• **GIVEN INFORMATION**
========================================================================

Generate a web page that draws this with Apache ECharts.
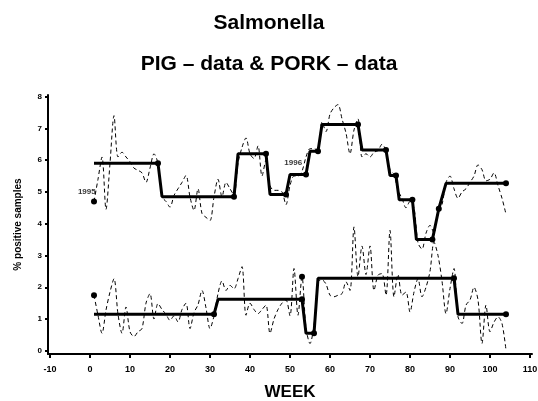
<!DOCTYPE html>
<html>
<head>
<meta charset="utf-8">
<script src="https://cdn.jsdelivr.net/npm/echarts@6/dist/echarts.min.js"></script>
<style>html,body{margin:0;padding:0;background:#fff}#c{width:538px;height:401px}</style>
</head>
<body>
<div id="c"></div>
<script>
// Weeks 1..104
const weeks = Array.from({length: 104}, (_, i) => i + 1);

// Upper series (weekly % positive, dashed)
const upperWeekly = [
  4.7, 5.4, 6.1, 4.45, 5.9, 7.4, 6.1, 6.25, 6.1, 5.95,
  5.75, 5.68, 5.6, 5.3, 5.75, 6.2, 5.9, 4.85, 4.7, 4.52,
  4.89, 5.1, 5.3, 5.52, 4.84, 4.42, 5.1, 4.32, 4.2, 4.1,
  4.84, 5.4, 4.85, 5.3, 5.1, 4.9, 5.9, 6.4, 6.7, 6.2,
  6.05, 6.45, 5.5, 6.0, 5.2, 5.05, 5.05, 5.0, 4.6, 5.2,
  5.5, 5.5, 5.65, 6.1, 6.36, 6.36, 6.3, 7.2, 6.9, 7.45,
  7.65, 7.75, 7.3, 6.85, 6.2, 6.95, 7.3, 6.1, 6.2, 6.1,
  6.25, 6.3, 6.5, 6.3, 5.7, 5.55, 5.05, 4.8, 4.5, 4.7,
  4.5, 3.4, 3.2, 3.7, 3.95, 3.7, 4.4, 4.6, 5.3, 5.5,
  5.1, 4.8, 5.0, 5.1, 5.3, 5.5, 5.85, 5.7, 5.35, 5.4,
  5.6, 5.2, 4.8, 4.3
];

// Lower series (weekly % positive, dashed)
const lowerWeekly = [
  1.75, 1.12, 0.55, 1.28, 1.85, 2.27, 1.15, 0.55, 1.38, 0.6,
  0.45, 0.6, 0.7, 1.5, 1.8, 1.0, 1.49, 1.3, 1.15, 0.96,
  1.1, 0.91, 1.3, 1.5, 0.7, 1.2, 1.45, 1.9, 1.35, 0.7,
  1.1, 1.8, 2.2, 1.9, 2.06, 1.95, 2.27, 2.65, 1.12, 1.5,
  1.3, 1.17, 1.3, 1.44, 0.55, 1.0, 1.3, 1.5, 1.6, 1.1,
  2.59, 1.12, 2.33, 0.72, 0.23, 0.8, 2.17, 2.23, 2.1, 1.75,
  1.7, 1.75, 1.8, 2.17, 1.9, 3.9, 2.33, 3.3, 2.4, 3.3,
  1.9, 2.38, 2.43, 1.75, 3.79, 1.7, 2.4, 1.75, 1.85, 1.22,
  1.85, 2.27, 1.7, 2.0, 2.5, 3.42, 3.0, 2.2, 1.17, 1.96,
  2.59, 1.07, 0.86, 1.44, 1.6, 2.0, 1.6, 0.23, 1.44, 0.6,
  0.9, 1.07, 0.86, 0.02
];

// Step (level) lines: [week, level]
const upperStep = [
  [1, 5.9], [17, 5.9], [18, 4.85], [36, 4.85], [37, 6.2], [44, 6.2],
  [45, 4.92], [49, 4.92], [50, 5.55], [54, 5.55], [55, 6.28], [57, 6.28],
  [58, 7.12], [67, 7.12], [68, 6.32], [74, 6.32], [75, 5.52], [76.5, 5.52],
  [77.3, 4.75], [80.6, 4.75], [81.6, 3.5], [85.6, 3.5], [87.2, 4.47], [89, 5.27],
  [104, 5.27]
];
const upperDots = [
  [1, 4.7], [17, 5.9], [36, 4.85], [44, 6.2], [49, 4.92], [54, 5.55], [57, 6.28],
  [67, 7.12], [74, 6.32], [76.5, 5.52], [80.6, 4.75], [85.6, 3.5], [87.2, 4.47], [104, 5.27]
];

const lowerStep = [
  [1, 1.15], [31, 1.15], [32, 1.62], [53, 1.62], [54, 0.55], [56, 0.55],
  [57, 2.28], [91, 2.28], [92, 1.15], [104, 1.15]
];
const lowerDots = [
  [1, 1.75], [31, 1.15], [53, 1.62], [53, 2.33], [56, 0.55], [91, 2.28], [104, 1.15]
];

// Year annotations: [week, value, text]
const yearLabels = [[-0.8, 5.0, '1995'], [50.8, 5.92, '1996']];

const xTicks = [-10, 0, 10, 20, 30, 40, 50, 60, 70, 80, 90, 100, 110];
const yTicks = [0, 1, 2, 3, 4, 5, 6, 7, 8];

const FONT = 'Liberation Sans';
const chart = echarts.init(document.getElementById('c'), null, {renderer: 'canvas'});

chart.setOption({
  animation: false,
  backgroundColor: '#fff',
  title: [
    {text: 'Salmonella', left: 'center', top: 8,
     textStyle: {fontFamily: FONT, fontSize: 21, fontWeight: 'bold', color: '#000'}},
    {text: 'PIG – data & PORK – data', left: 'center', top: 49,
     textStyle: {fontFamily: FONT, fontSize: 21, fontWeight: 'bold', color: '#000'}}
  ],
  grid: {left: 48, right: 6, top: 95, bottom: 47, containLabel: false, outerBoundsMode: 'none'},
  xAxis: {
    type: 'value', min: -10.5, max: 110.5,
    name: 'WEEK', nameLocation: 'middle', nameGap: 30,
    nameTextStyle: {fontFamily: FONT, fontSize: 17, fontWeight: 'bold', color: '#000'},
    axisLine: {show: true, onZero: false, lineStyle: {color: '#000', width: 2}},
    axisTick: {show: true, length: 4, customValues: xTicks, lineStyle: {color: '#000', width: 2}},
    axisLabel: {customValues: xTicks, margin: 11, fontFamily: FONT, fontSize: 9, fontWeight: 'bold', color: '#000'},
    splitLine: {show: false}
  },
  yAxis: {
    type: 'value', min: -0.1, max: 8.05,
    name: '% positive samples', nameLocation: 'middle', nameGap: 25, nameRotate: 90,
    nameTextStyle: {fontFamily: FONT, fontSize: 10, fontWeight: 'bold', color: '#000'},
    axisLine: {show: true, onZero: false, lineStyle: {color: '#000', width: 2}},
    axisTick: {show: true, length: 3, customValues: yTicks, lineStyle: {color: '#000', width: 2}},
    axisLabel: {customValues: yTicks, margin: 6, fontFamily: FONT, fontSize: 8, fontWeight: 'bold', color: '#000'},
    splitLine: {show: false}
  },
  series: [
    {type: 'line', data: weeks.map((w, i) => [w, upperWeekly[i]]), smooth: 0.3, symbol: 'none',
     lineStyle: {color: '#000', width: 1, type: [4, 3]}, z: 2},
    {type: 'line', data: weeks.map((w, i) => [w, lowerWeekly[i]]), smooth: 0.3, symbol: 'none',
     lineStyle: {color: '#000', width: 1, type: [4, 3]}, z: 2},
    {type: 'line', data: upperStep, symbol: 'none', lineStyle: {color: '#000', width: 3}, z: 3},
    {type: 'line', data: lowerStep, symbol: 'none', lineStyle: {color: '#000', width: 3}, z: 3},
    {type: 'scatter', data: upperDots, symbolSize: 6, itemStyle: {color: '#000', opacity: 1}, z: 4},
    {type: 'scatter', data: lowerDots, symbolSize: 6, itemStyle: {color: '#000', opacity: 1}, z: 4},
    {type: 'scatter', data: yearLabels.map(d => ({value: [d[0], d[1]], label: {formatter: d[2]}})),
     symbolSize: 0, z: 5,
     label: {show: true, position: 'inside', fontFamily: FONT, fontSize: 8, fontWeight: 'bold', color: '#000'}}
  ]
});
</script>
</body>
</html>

========================================================================

• **TASK TO COMPLETE**
Repeat the material above in full and exactly, omitting the pictures.

• **WRITTEN SOLUTION**
Generate a web page that draws this with Apache ECharts.
<!DOCTYPE html>
<html>
<head>
<meta charset="utf-8">
<script src="https://cdn.jsdelivr.net/npm/echarts@6/dist/echarts.min.js"></script>
<style>html,body{margin:0;padding:0;background:#fff}#c{width:538px;height:401px}</style>
</head>
<body>
<div id="c"></div>
<script>
// Weeks 1..104
const weeks = Array.from({length: 104}, (_, i) => i + 1);

// Upper series (weekly % positive, dashed)
const upperWeekly = [
  4.7, 5.4, 6.1, 4.45, 5.9, 7.4, 6.1, 6.25, 6.1, 5.95,
  5.75, 5.68, 5.6, 5.3, 5.75, 6.2, 5.9, 4.85, 4.7, 4.52,
  4.89, 5.1, 5.3, 5.52, 4.84, 4.42, 5.1, 4.32, 4.2, 4.1,
  4.84, 5.4, 4.85, 5.3, 5.1, 4.9, 5.9, 6.4, 6.7, 6.2,
  6.05, 6.45, 5.5, 6.0, 5.2, 5.05, 5.05, 5.0, 4.6, 5.2,
  5.5, 5.5, 5.65, 6.1, 6.36, 6.36, 6.3, 7.2, 6.9, 7.45,
  7.65, 7.75, 7.3, 6.85, 6.2, 6.95, 7.3, 6.1, 6.2, 6.1,
  6.25, 6.3, 6.5, 6.3, 5.7, 5.55, 5.05, 4.8, 4.5, 4.7,
  4.5, 3.4, 3.2, 3.7, 3.95, 3.7, 4.4, 4.6, 5.3, 5.5,
  5.1, 4.8, 5.0, 5.1, 5.3, 5.5, 5.85, 5.7, 5.35, 5.4,
  5.6, 5.2, 4.8, 4.3
];

// Lower series (weekly % positive, dashed)
const lowerWeekly = [
  1.75, 1.12, 0.55, 1.28, 1.85, 2.27, 1.15, 0.55, 1.38, 0.6,
  0.45, 0.6, 0.7, 1.5, 1.8, 1.0, 1.49, 1.3, 1.15, 0.96,
  1.1, 0.91, 1.3, 1.5, 0.7, 1.2, 1.45, 1.9, 1.35, 0.7,
  1.1, 1.8, 2.2, 1.9, 2.06, 1.95, 2.27, 2.65, 1.12, 1.5,
  1.3, 1.17, 1.3, 1.44, 0.55, 1.0, 1.3, 1.5, 1.6, 1.1,
  2.59, 1.12, 2.33, 0.72, 0.23, 0.8, 2.17, 2.23, 2.1, 1.75,
  1.7, 1.75, 1.8, 2.17, 1.9, 3.9, 2.33, 3.3, 2.4, 3.3,
  1.9, 2.38, 2.43, 1.75, 3.79, 1.7, 2.4, 1.75, 1.85, 1.22,
  1.85, 2.27, 1.7, 2.0, 2.5, 3.42, 3.0, 2.2, 1.17, 1.96,
  2.59, 1.07, 0.86, 1.44, 1.6, 2.0, 1.6, 0.23, 1.44, 0.6,
  0.9, 1.07, 0.86, 0.02
];

// Step (level) lines: [week, level]
const upperStep = [
  [1, 5.9], [17, 5.9], [18, 4.85], [36, 4.85], [37, 6.2], [44, 6.2],
  [45, 4.92], [49, 4.92], [50, 5.55], [54, 5.55], [55, 6.28], [57, 6.28],
  [58, 7.12], [67, 7.12], [68, 6.32], [74, 6.32], [75, 5.52], [76.5, 5.52],
  [77.3, 4.75], [80.6, 4.75], [81.6, 3.5], [85.6, 3.5], [87.2, 4.47], [89, 5.27],
  [104, 5.27]
];
const upperDots = [
  [1, 4.7], [17, 5.9], [36, 4.85], [44, 6.2], [49, 4.92], [54, 5.55], [57, 6.28],
  [67, 7.12], [74, 6.32], [76.5, 5.52], [80.6, 4.75], [85.6, 3.5], [87.2, 4.47], [104, 5.27]
];

const lowerStep = [
  [1, 1.15], [31, 1.15], [32, 1.62], [53, 1.62], [54, 0.55], [56, 0.55],
  [57, 2.28], [91, 2.28], [92, 1.15], [104, 1.15]
];
const lowerDots = [
  [1, 1.75], [31, 1.15], [53, 1.62], [53, 2.33], [56, 0.55], [91, 2.28], [104, 1.15]
];

// Year annotations: [week, value, text]
const yearLabels = [[-0.8, 5.0, '1995'], [50.8, 5.92, '1996']];

const xTicks = [-10, 0, 10, 20, 30, 40, 50, 60, 70, 80, 90, 100, 110];
const yTicks = [0, 1, 2, 3, 4, 5, 6, 7, 8];

const FONT = 'Liberation Sans';
const chart = echarts.init(document.getElementById('c'), null, {renderer: 'canvas'});

chart.setOption({
  animation: false,
  backgroundColor: '#fff',
  title: [
    {text: 'Salmonella', left: 'center', top: 8,
     textStyle: {fontFamily: FONT, fontSize: 21, fontWeight: 'bold', color: '#000'}},
    {text: 'PIG – data & PORK – data', left: 'center', top: 49,
     textStyle: {fontFamily: FONT, fontSize: 21, fontWeight: 'bold', color: '#000'}}
  ],
  grid: {left: 48, right: 6, top: 95, bottom: 47, containLabel: false, outerBoundsMode: 'none'},
  xAxis: {
    type: 'value', min: -10.5, max: 110.5,
    name: 'WEEK', nameLocation: 'middle', nameGap: 30,
    nameTextStyle: {fontFamily: FONT, fontSize: 17, fontWeight: 'bold', color: '#000'},
    axisLine: {show: true, onZero: false, lineStyle: {color: '#000', width: 2}},
    axisTick: {show: true, length: 4, customValues: xTicks, lineStyle: {color: '#000', width: 2}},
    axisLabel: {customValues: xTicks, margin: 11, fontFamily: FONT, fontSize: 9, fontWeight: 'bold', color: '#000'},
    splitLine: {show: false}
  },
  yAxis: {
    type: 'value', min: -0.1, max: 8.05,
    name: '% positive samples', nameLocation: 'middle', nameGap: 25, nameRotate: 90,
    nameTextStyle: {fontFamily: FONT, fontSize: 10, fontWeight: 'bold', color: '#000'},
    axisLine: {show: true, onZero: false, lineStyle: {color: '#000', width: 2}},
    axisTick: {show: true, length: 3, customValues: yTicks, lineStyle: {color: '#000', width: 2}},
    axisLabel: {customValues: yTicks, margin: 6, fontFamily: FONT, fontSize: 8, fontWeight: 'bold', color: '#000'},
    splitLine: {show: false}
  },
  series: [
    {type: 'line', data: weeks.map((w, i) => [w, upperWeekly[i]]), smooth: 0.3, symbol: 'none',
     lineStyle: {color: '#000', width: 1, type: [4, 3]}, z: 2},
    {type: 'line', data: weeks.map((w, i) => [w, lowerWeekly[i]]), smooth: 0.3, symbol: 'none',
     lineStyle: {color: '#000', width: 1, type: [4, 3]}, z: 2},
    {type: 'line', data: upperStep, symbol: 'none', lineStyle: {color: '#000', width: 3}, z: 3},
    {type: 'line', data: lowerStep, symbol: 'none', lineStyle: {color: '#000', width: 3}, z: 3},
    {type: 'scatter', data: upperDots, symbolSize: 6, itemStyle: {color: '#000', opacity: 1}, z: 4},
    {type: 'scatter', data: lowerDots, symbolSize: 6, itemStyle: {color: '#000', opacity: 1}, z: 4},
    {type: 'scatter', data: yearLabels.map(d => ({value: [d[0], d[1]], label: {formatter: d[2]}})),
     symbolSize: 0, z: 5,
     label: {show: true, position: 'inside', fontFamily: FONT, fontSize: 8, fontWeight: 'bold', color: '#000'}}
  ]
});
</script>
</body>
</html>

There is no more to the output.